Tanja Merz bestätigt: "Ich arbeite vier Tage die Woche, die Zeit mit meinem Kind gibt mit wieder Kraft." Sonja Herzog geht noch einen Schritt weiter: "Für viele ist die Familie ein Ausgleich zur Arbeit, für mich ist es eher umgekehrt", erklärt die 29-jährige Rheinauerin. Beiden sind erleichtert, dass ihnen die Afög auch nach der erfolgreichen Suche nach einem Ausbildungsplatz weiter zur Seite steht. "Sechs Monate dauert die Nachbetreuung", erklärt Firnkes. Vor allem Fragen zu Anträgen und die entsprechenden Behördengänge bereiteten den Frauen oft Kopfzerbrechen. Manchmal sei bei all den neuen Erfahrungen auch ein kleiner Motivationsschub vonnöten, berichtet die Projektleiterin. Wenngleich "die Arbeitnehmer ehrgeizige, fitte Frauen bekommen."

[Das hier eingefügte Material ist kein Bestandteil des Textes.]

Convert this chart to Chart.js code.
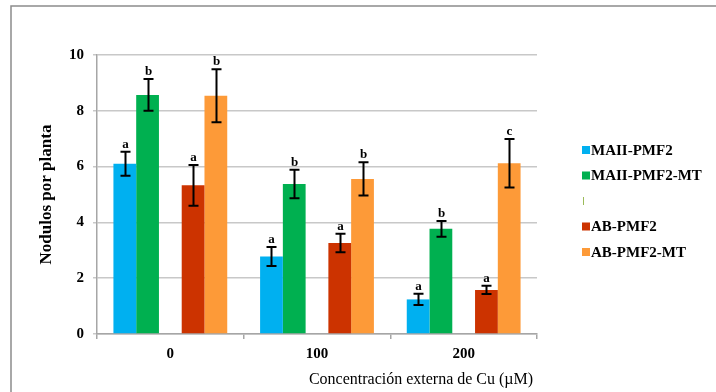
<!DOCTYPE html>
<html>
<head>
<meta charset="utf-8">
<script src="https://cdn.jsdelivr.net/npm/chart.js@4"></script>
<style>
  html, body { margin: 0; padding: 0; background: #fff; }
  canvas { display: block; }
</style>
</head>
<body>
<canvas id="nodulos" width="716" height="392"></canvas>
<script>
var categories = ['0', '100', '200'];
var yTicks = [0, 2, 4, 6, 8, 10];

var maiiPmf2 = [6.10, 2.78, 1.24];
var maiiPmf2Err = [0.43, 0.34, 0.20];
var maiiPmf2Let = ['a', 'a', 'a'];

var maiiPmf2Mt = [8.57, 5.38, 3.77];
var maiiPmf2MtErr = [0.57, 0.51, 0.28];
var maiiPmf2MtLet = ['b', 'b', 'b'];

var abPmf2 = [5.33, 3.26, 1.58];
var abPmf2Err = [0.73, 0.33, 0.15];
var abPmf2Let = ['a', 'a', 'a'];

var abPmf2Mt = [8.54, 5.56, 6.12];
var abPmf2MtErr = [0.95, 0.60, 0.87];
var abPmf2MtLet = ['b', 'b', 'c'];

var serif = "'Liberation Serif', 'Times New Roman', serif";

// error bars + significance letters on top of each bar
var errorBars = {
    id: 'errorBars',
    afterDatasetsDraw: function(chart) {
        var ctx = chart.ctx;
        var y = chart.scales.y;
        ctx.save();
        chart.data.datasets.forEach(function(ds, i) {
            if (!ds.err) return;
            var meta = chart.getDatasetMeta(i);
            meta.data.forEach(function(bar, j) {
                var v = ds.data[j];
                var top = y.getPixelForValue(v + ds.err[j]);
                var bot = y.getPixelForValue(v - ds.err[j]);
                var x = Math.round(bar.x) + 0.5;
                ctx.strokeStyle = '#000';
                ctx.lineWidth = 2;
                ctx.beginPath();
                ctx.moveTo(x, top); ctx.lineTo(x, bot);
                ctx.moveTo(x - 5, top); ctx.lineTo(x + 5, top);
                ctx.moveTo(x - 5, bot); ctx.lineTo(x + 5, bot);
                ctx.stroke();
                ctx.fillStyle = '#000';
                ctx.font = 'bold 13px ' + serif;
                ctx.textAlign = 'center';
                ctx.textBaseline = 'bottom';
                ctx.fillText(ds.letters[j], x, top - 1);
            });
        });
        ctx.restore();
    },
    afterDraw: function(chart) {
        var ctx = chart.ctx;
        var area = chart.chartArea;
        ctx.save();

        // frame
        ctx.strokeStyle = '#8c8c8c';
        ctx.lineWidth = 1.5;
        ctx.beginPath();
        ctx.moveTo(11, 392);
        ctx.lineTo(11, 6);
        ctx.lineTo(716, 6);
        ctx.stroke();

        // axis titles
        ctx.fillStyle = '#000';
        ctx.textAlign = 'center';
        ctx.textBaseline = 'middle';
        ctx.font = '16px ' + serif;
        ctx.fillText('Concentración externa de Cu (µM)', 421, 380);

        ctx.save();
        ctx.translate(47, (area.top + area.bottom) / 2);
        ctx.rotate(-Math.PI / 2);
        ctx.font = 'bold 17px ' + serif;
        ctx.fillText('Nodulos por planta', 0, 0);
        ctx.restore();

        // legend
        var ly = 150;
        ctx.font = 'bold 15px ' + serif;
        ctx.textAlign = 'left';
        chart.data.datasets.forEach(function(ds) {
            if (ds.label) {
                ctx.fillStyle = ds.backgroundColor;
                ctx.fillRect(582, ly - 4, 8, 8);
                ctx.fillStyle = '#000';
                ctx.fillText(ds.label, 591, ly + 1);
            } else {
                ctx.strokeStyle = '#9bbb59';
                ctx.lineWidth = 1;
                ctx.beginPath();
                ctx.moveTo(583.5, ly - 4);
                ctx.lineTo(583.5, ly + 4);
                ctx.stroke();
            }
            ly += 25.5;
        });
        ctx.restore();
    }
};

var ctx = document.getElementById('nodulos');

var chart = new Chart(ctx, {
    type: 'bar',
    data: {
        labels: categories,
        datasets: [
            { label: 'MAII-PMF2', data: maiiPmf2, err: maiiPmf2Err, letters: maiiPmf2Let, backgroundColor: '#00b0f0' },
            { label: 'MAII-PMF2-MT', data: maiiPmf2Mt, err: maiiPmf2MtErr, letters: maiiPmf2MtLet, backgroundColor: '#00b050' },
            { label: '', data: [null, null, null], backgroundColor: '#9bbb59' },
            { label: 'AB-PMF2', data: abPmf2, err: abPmf2Err, letters: abPmf2Let, backgroundColor: '#cc3300' },
            { label: 'AB-PMF2-MT', data: abPmf2Mt, err: abPmf2MtErr, letters: abPmf2MtLet, backgroundColor: '#fd9a38' }
        ]
    },
    options: {
        responsive: false,
        animation: false,
        devicePixelRatio: 1,
        datasets: {
            bar: { barPercentage: 1, categoryPercentage: 0.776 }
        },
        layout: { padding: { left: 0, top: 55, right: 179, bottom: 0 } },
        plugins: {
            legend: { display: false },
            tooltip: { enabled: false }
        },
        scales: {
            x: {
                grid: { drawOnChartArea: false, color: '#a6a6a6', lineWidth: 1.5, tickLength: 5 },
                border: { color: '#a6a6a6', width: 1.5 },
                ticks: { color: '#000', font: { family: serif, size: 15, weight: 'bold' }, padding: 6 },
                afterFit: function(scale) { scale.height = 58; }
            },
            y: {
                min: 0,
                max: 10,
                afterBuildTicks: function(scale) {
                    scale.ticks = yTicks.map(function(v) { return { value: v }; });
                },
                grid: { color: '#c8c8c8', lineWidth: 1.5, tickLength: 4 },
                border: { color: '#a6a6a6', width: 1.5 },
                ticks: { color: '#000', font: { family: serif, size: 15, weight: 'bold' }, padding: 9 },
                afterFit: function(scale) { scale.width = 97; }
            }
        }
    },
    plugins: [errorBars]
});
</script>
</body>
</html>
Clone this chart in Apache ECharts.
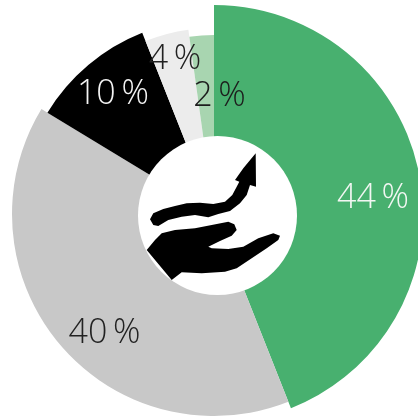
<!DOCTYPE html>
<html><head><meta charset="utf-8">
<style>html,body{margin:0;padding:0;background:#fff}#c{width:418px;height:417px}</style>
<script src="https://cdn.jsdelivr.net/npm/echarts@6/dist/echarts.min.js"></script>
</head><body><div id="c"></div>
<script>
const categories = ['A','B','C','D','E'];
const values = [44,39.7,10.3,3.8,2.2];
const colors = ['#48b06f','#c8c8c8','#000000','#ececec','#a8d5b0'];
const labelColors = ['#f2f7f3','#222222','#f4f4f4','#222222','#1c1c1c'];
const outerRadii = [209,202,195,186,179];
const labelOffsets = [[24,10],[-7,33],[-17,-20],[-7,-33],[14,5]];
const arrowPts = [[255.7,153.3],[256,186.7],[250,185],[246.7,195],[240,203.3],[230,211],[218.3,214],[208.3,217.3],[195,215],[181.7,216.7],[168.3,220],[158.3,226],[153.3,225],[150,219.3],[153.3,213.3],[163.3,209],[175,206],[186.7,203.3],[200,202.7],[213.3,204],[225,201.7],[232.3,195],[236.7,186.7],[239.3,181.7],[235,180],[243.3,168.3]];
const handPts = [[146.7,250],[155,240],[161.7,233.3],[175,230],[195,228.3],[211.7,225],[228.3,221.7],[234.3,224.3],[236.7,230],[231.7,235.7],[220,241],[208.3,246.7],[211.7,248.3],[228.3,249],[243.3,246.7],[258.3,238.3],[273.3,233.3],[280,235.7],[278.3,240],[266.7,248.3],[251.7,258.3],[236.7,268.3],[225,271.7],[201.7,273.3],[181.7,272.3],[171.7,280]];
const chart = echarts.init(document.getElementById('c'),null,{renderer:'canvas'});
const series = categories.map((name,i)=>({
  type:'pie',center:[214,214],radius:[60,outerRadii[i]],startAngle:90,clockwise:true,
  silent:true,animation:false,avoidLabelOverlap:false,labelLine:{show:false},labelLayout:{hideOverlap:false},
  data:categories.map((n,j)=>({
    name:n,value:values[j],
    itemStyle:{color:j===i?colors[j]:'transparent'},
    label:j===i?{show:true,position:'inside',offset:labelOffsets[j],
      formatter:p=>Math.round(p.value)+'\u2009%',color:labelColors[j],
      fontFamily:'Open Sans',fontWeight:300,fontSize:34}:{show:false}
  }))
}));
chart.setOption({
  animation:false,
  series,
  graphic:[
    {type:'circle',z:100,shape:{cx:217.5,cy:215.5,r:79.5},style:{fill:'#fff'}},
    {type:'polygon',z:101,shape:{points:arrowPts},style:{fill:'#000'}},
    {type:'polygon',z:101,shape:{points:handPts},style:{fill:'#000'}}
  ]
});
</script></body></html>
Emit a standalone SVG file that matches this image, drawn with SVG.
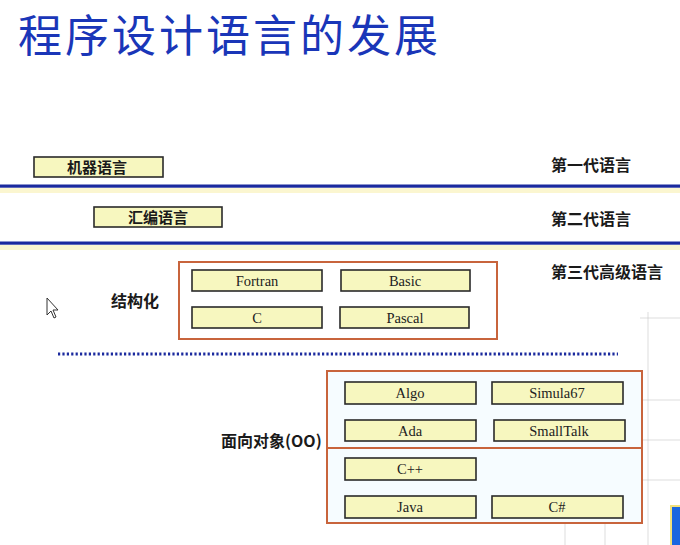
<svg xmlns="http://www.w3.org/2000/svg" width="680" height="545" viewBox="0 0 680 545">
<defs>
<style>
.box{fill:#f7f7bf;stroke:#2a2a2a;stroke-width:1.6}
.lat{font-family:"Liberation Serif","DejaVu Serif",serif;font-size:14.5px;fill:#222;text-anchor:middle;dominant-baseline:central}
.cjk{font-family:"Noto Sans CJK SC","Noto Sans",sans-serif;font-weight:bold;fill:#1a1a1a;dominant-baseline:central}
.gen{font-size:16px}
.grp{fill:#f6fcff;stroke:#c8643c;stroke-width:2}
.grid{stroke:#c8c8c8;stroke-width:1;opacity:0.6}
</style>
</defs>
<rect width="680" height="545" fill="#ffffff"/>
<g id="grid">
<line class="grid" x1="648" y1="312" x2="648" y2="545"/>
<line class="grid" x1="640" y1="318" x2="680" y2="318"/>
<line class="grid" x1="620" y1="400" x2="680" y2="400"/>
<line class="grid" x1="625" y1="440" x2="680" y2="440"/>
<line class="grid" x1="520" y1="480" x2="680" y2="480"/>
<line class="grid" x1="565" y1="470" x2="565" y2="545"/>
<line class="grid" x1="605" y1="405" x2="605" y2="545"/>
</g>
<text x="18" y="52" font-family="Noto Sans CJK SC,sans-serif" font-size="44" letter-spacing="3" fill="#1a36b8">程序设计语言的发展</text>

<g id="separators">
<rect x="0" y="188" width="680" height="5" fill="#fbf6d0"/>
<rect x="0" y="184.5" width="680" height="3.2" fill="#1b2a9e"/>
<rect x="0" y="245" width="680" height="5" fill="#fbf6d0"/>
<rect x="0" y="241.5" width="680" height="3.2" fill="#1b2a9e"/>
<line x1="58" y1="354" x2="618" y2="354" stroke="#1b2a9e" stroke-width="3" stroke-dasharray="2.2 2.2"/>
</g>

<g id="gen1">
<rect class="box" x="34" y="157" width="129" height="20"/>
<text class="cjk" x="97" y="166" font-size="15" text-anchor="middle">机器语言</text>
<text class="cjk gen" x="551" y="164">第一代语言</text>
</g>
<g id="gen2">
<rect class="box" x="94" y="207" width="128" height="20"/>
<text class="cjk" x="158" y="216" font-size="15" text-anchor="middle">汇编语言</text>
<text class="cjk gen" x="551" y="218">第二代语言</text>
</g>
<text class="cjk gen" x="551" y="271">第三代高级语言</text>

<g id="structured">
<text class="cjk" x="111" y="300" font-size="16">结构化</text>
<rect class="grp" x="179" y="262" width="318" height="77" style="fill:#ffffff"/>
<g id="fortran"><rect class="box" x="192" y="270" width="130" height="21"/><text class="lat" x="257" y="280.5">Fortran</text></g>
<g id="basic"><rect class="box" x="341" y="270" width="129" height="21"/><text class="lat" x="405" y="280.5">Basic</text></g>
<g id="c"><rect class="box" x="192" y="307" width="130" height="21"/><text class="lat" x="257" y="317.5">C</text></g>
<g id="pascal"><rect class="box" x="340" y="307" width="129" height="21"/><text class="lat" x="405" y="317.5">Pascal</text></g>
</g>

<path d="M47 298 L47 315 L51 311 L54 318 L56 317 L53 310 L58 310 Z" fill="#ffffff" stroke="#333" stroke-width="1"/>

<g id="oo">
<text class="cjk" x="221" y="440" font-size="16">面向对象(OO)</text>
<rect class="grp" x="327" y="371" width="315" height="152"/>
<line x1="327" y1="448" x2="642" y2="448" stroke="#c8643c" stroke-width="2"/>
<g id="algo"><rect class="box" x="345" y="382" width="131" height="22"/><text class="lat" x="410" y="393">Algo</text></g>
<g id="simula"><rect class="box" x="492" y="382" width="131" height="22"/><text class="lat" x="557" y="393">Simula67</text></g>
<g id="ada"><rect class="box" x="345" y="420" width="131" height="21"/><text class="lat" x="410" y="430.5">Ada</text></g>
<g id="smalltalk"><rect class="box" x="494" y="420" width="131" height="21"/><text class="lat" x="559" y="430.5">SmallTalk</text></g>
<g id="cpp"><rect class="box" x="345" y="458" width="131" height="22"/><text class="lat" x="410" y="469">C++</text></g>
<g id="java"><rect class="box" x="345" y="496" width="131" height="22"/><text class="lat" x="410" y="507">Java</text></g>
<g id="csharp"><rect class="box" x="492" y="496" width="131" height="22"/><text class="lat" x="557" y="507">C#</text></g>
</g>

<rect x="671" y="506" width="12" height="42" fill="#1a66e0" stroke="#f2e07a" stroke-width="2"/>
</svg>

Im Januar beginnt ein weiterer Vorbereitungskurs

Eine Tatsache, die sich an der bisherigen Bilanz in der Ortenau ablesen lasse: 85 Prozent der Projektteilnehmerinnen stünden mittlerweile in Lohn und Brot. Nur zwei hätten aufgrund persönlicher Probleme das Handtuch geworfen. Eine Quote, die die Verantwortlichen gerne noch ausbauen würden: "'Artemis' ist aber bislang nur ein Pilotprojekt", sagt Pfotzer-Reiß. Ende 2014 ist erstmal Schluss. Dann werde auf Landesebene entschieden, ob und wie es mit dem Programm weitergeht.

Aktuell werden aber weiter Mütter gesucht, die den Weg auf den Arbeitsmarkt fest im Blick haben: "Im Januar beginnen wir mit einer neuen Vorbereitungsgruppe, derzeit schauen wir uns nach interessierten Frauen um", sagt Firnkes. Voraussetzung für eine Teilnahme: Die Frauen müssen alleinerziehend sein und Leistungen der Kommunalen Arbeitsförderung beziehen. "Bislang ist das Projekt leider auf diese Zielgruppe beschränkt", erklärt Pfotzer-Reiß.